Lost Horizon

Finished this last night.

Lost Horizon was a 1933 utopian novel. Not a whole lot happens, and most all of that toward the beginning. Once the inciting incident occurs, the rest is just talking, and since the story is told in the form of a flashback, there’s not a lot of drama. The story itself is obviously intended to be thought provoking, not exciting.

As I said, the ideas are more fun than the telling. Shangri-La is an impossible place where the rules bend. It’s majestic, exotic, and fun. The basic conflict is one of action vs repose. Is doing more important than thinking? In Tolkien terms, who has a more interesting story: Bilbo when he rests in Rivendell, or Frodo running about getting into fights? Hilton does a better job of making this complicated than you might expect.

The problems with the story are not a lot happens, the locals are basically scenery for noble Europeans and Americans, and wisdom is drawn from laziness. In order, there’s just not a lot that happens. No one does much. This is a big point, because the setting is violently predicated on Gotterdammerung and the doing of things is bad. Everything people do ends badly. War is coming, and we’re all gonna die. So the wise people do nothing.

I mean nothing, nothing, because the only shred of conflict is a love triangle that goes exactly nowhere.

The locals are scenery, meant to show the wonder of the white people. They do nothing.

In fairness, the white people don’t do anything either, see above, so at least it’s even-handed doing nothing. But a bunch of white people go to Tibet to do nothing, where the local Tibetans do nothing, and the story follows the white ones. The one character who does anything interesting on camera dies before you find out his name. He has no lines. Eh.

So the story isn’t that hot.

But I liked Shangri-La a lot. It’s a mystical city up by mystical mountains, and while my red-blooded self was looking for a few murders, the ambience of the story flowed over me like a warm wave. I enjoyed the reading. I liked thinking about magical cities in the mountains. There was an allure there, and I related to the characters if not their inactivity. Conway (MC) expresses very accurately what it’s like to go through something, and be done with it, and keep on living. He talks about the numbness, what can become laziness, and the way that seems hidden in wisdom. The points about the refugees from the WW1 trenches speak clearly.

I utterly reject the pessimism of the book. I don’t like the way they go seek out new experiences to be met by their own people. The whole thing is just too safe, and what might be the most exciting part, the escape from Shangri-La, doesn’t actually take place on camera.

It’s also one of these artsy books where they insinuate all the action, expose all the thought, and resolve nothing.

The book left me hungry.

Hilton obviously wrote from a perspective of being racially tolerant, and that’s fascinating to see. 1930s tolerant comes across very oddly today. I do wonder what 2110s will think of 2020s tolerant, and bet they’ll look as oddly at us now as I do at Hilton.
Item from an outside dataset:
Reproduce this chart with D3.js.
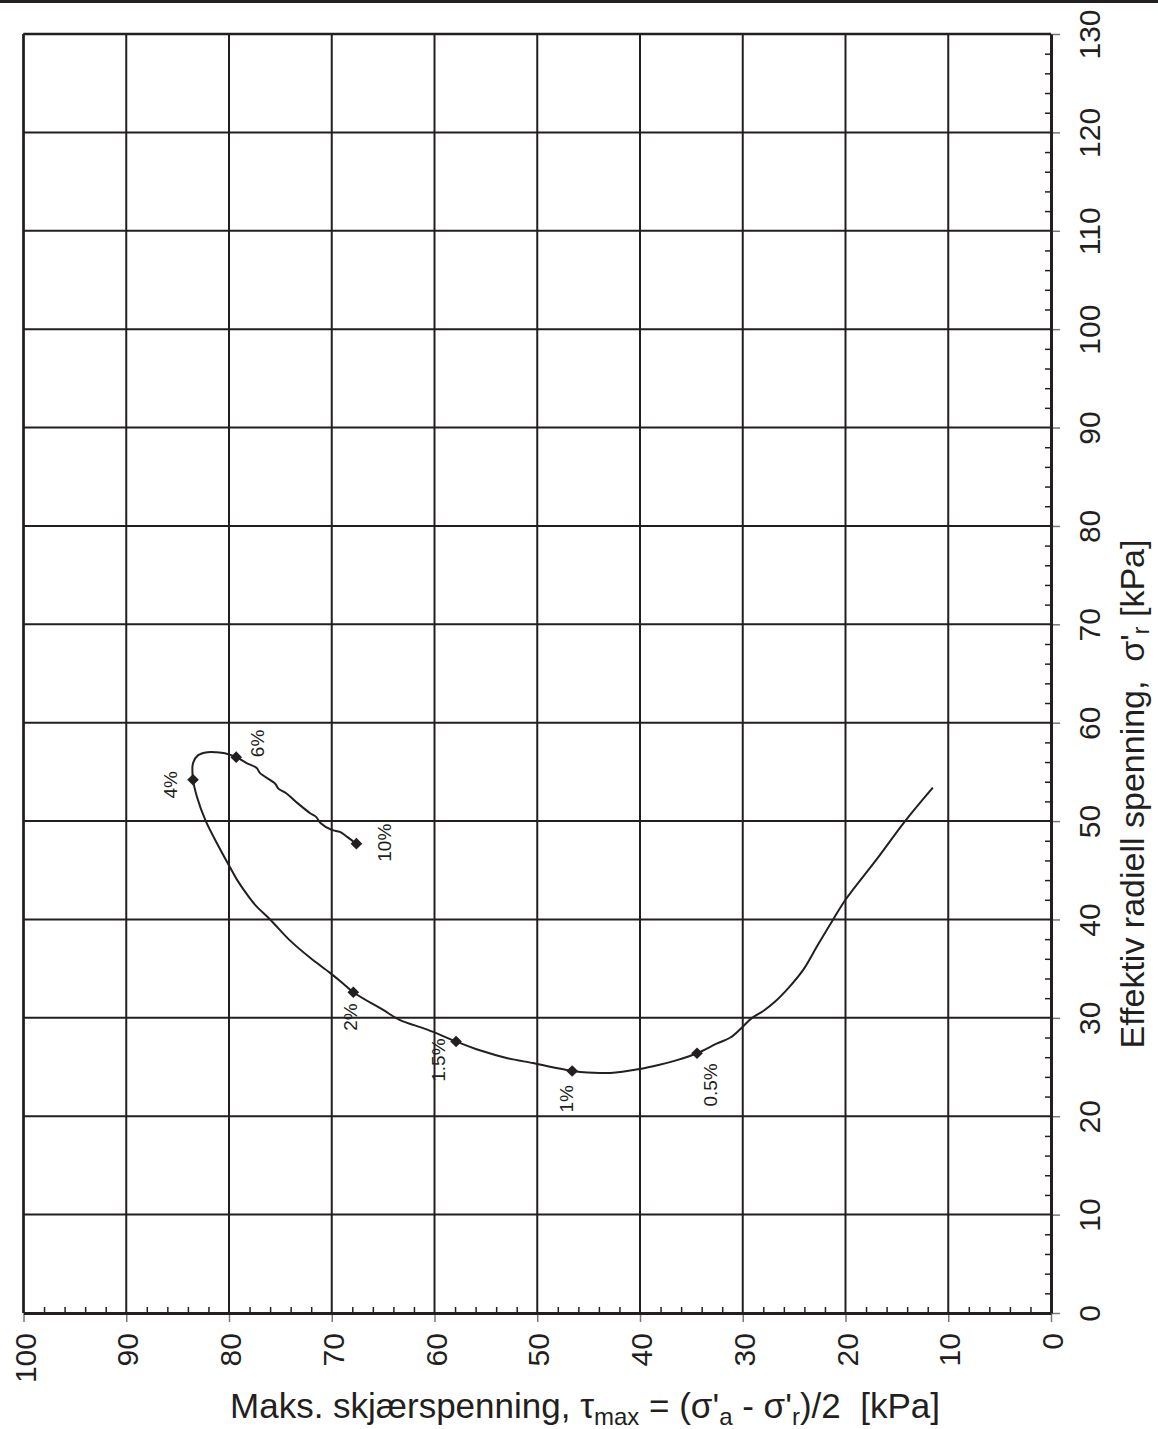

It keeps the ego in check.

It could have been really good if the doer, Mallinson, made articulate arguments and wasn’t such a pointless boor. If the book was an actual battle of ideas, a dialogue like the Gorgias, or even just a meaningful conflict. But Mallinson isn’t really a character, he has only one emotion: frustration, and the bizarre love angle between him and Lo-Tsen could really use some flesh. The book reminds me a lot of Hemmingway, who I also frequently find unsatisfying.

It could have been really good if Chang had a motivation, a plot arc, a character, or anything at all really. If any of the locals did.

Lost Horizon is like reading a framing story about reading a book, where at the end the narrator puts the book down, loses it, and ends on the giant cliff-hanger, ‘does he find it again?’